Nevertheless, the miscreants do the evil works not only for perverted pleasure but for monetary gain as well. They target those train passengers who sit and hold mobile phones or other expensive gadgets in hand beside the window. A video clip telecast by Ityadi, a popular television programme aired in Bangladesh Television (BTV) shows that a group of people with machetes attacked a passenger of a running train to snatch away his electronic gadget and the passenger underwent severe injury. Luckily, he could escape the fatality.
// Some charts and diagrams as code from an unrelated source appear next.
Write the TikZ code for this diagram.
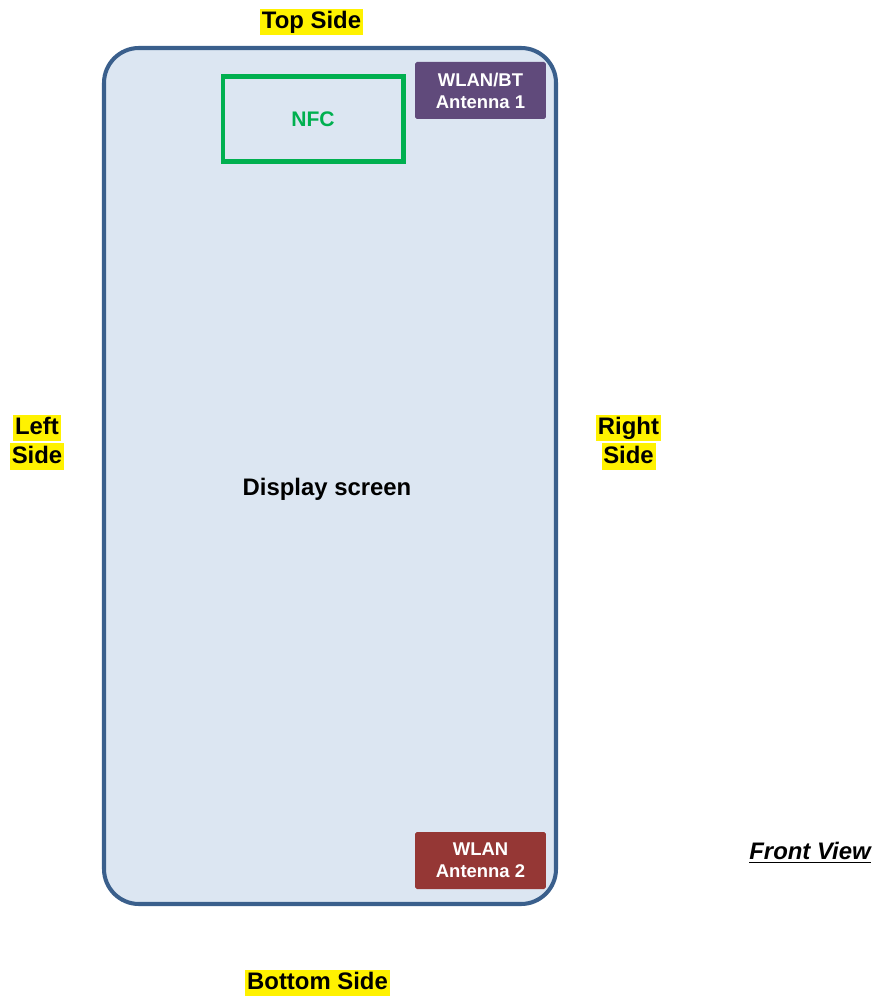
\documentclass[tikz,border=0pt]{standalone}
\usepackage{fontspec}
\setmainfont{Liberation Sans}
\usepackage{tikz}
\usetikzlibrary{positioning}
\usepackage{xcolor}
\definecolor{phoneedge}{HTML}{3A5F8C}
\definecolor{phonefill}{HTML}{DCE6F2}
\definecolor{nfcgreen}{HTML}{00B050}
\definecolor{antpurple}{HTML}{604A7B}
\definecolor{antred}{HTML}{953735}

\begin{document}
\begin{tikzpicture}[x=0.02cm, y=-0.02cm,
  every node/.style={font=\fontsize{13.6}{16}\selectfont\bfseries},
  sidelabel/.style={fill=yellow, inner xsep=1pt, inner ysep=0pt,
    text height=11.6pt, text depth=3.7pt},
  antenna/.style={rounded corners=1pt, text=white, align=center,
    minimum width=2.62cm, minimum height=1.14cm,
    font=\fontsize{10.5}{12.5}\selectfont\bfseries}]
  \useasboundingbox (0,0) rectangle (881,999);
  \draw[phoneedge, fill=phonefill, line width=2.3pt, rounded corners=0.7cm]
    (104,48) rectangle (556,904);
  \node[draw=nfcgreen, line width=2.3pt, text=nfcgreen,
    minimum width=3.62cm, minimum height=1.7cm,
    font=\fontsize{12}{14}\selectfont\bfseries] (nfc) at (313,119) {NFC};
  \node[antenna, fill=antpurple] (ant1) at (480.5,90.5) {WLAN/BT\\Antenna 1};
  \node[antenna, fill=antred] (ant2) at (480.5,860.5) {WLAN\\Antenna 2};
  \node (screen) at (327,489) {Display screen};
  \node[sidelabel] (top) at (311.5,22) {Top Side};
  \node[sidelabel] (bottom) at (317.5,983) {Bottom Side};
  \node[sidelabel] (leftA) at (37,428) {Left};
  \node[sidelabel, below=0.5pt of leftA] (leftB) {Side};
  \node[sidelabel] (rightA) at (628.5,428) {Right};
  \node[sidelabel, below=0.5pt of rightA] (rightB) {Side};
  \node (front) at (810,853) {\underline{\itshape Front View}};
\end{tikzpicture}
\end{document}
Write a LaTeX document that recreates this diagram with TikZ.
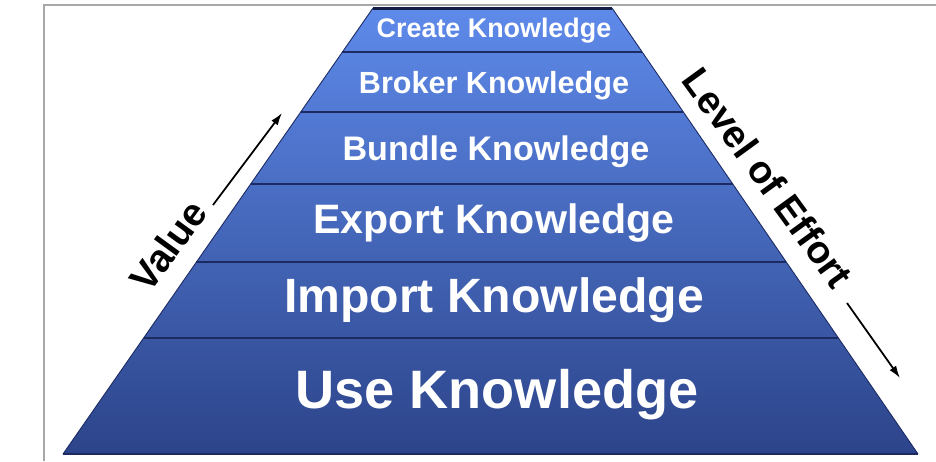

These stone-throwing menaces in trains make us ponder over some crucial matters which really need to be addressed well. It is often opined that though there are laws enough to punish the perpetrators, no significant action is yet taken against those involved in hurling stones at the moving trains and in consequence, no sense of apprehension and penitence have not been aroused in those perpetrators. While the views can, by no means, be flouted, none should also forget that laws alone cannot bar such kind of malicious acts. If our moral values degenerate, if our humanity, conscience as well as social awareness remain dormant, if we turn our eyes to our own interest and remain averse to voicing out against these perpetrators and their heinous acts, only the howling of victims and their near and dear ones will be heard and thus, will continue. Even their tears cannot enkindle our numb feelings. Truth be told, simply we will continue to read the news of these mischievous crimes on newspapers, will criticise those malicious crimes both in public and social media. Sometimes, we will write columns on the tragic demise of the victims and express our condolences to the bereaved families. Or, a storm of discussions will, further, be initiated in TV Talk Shows. And following a few days or months, again we will disremember everything and will be busy with another new issue. But do we really know: Who amongst us taking train journey as a safer mode of transportation to reach our near and dear ones will be the next victim of pelting stones?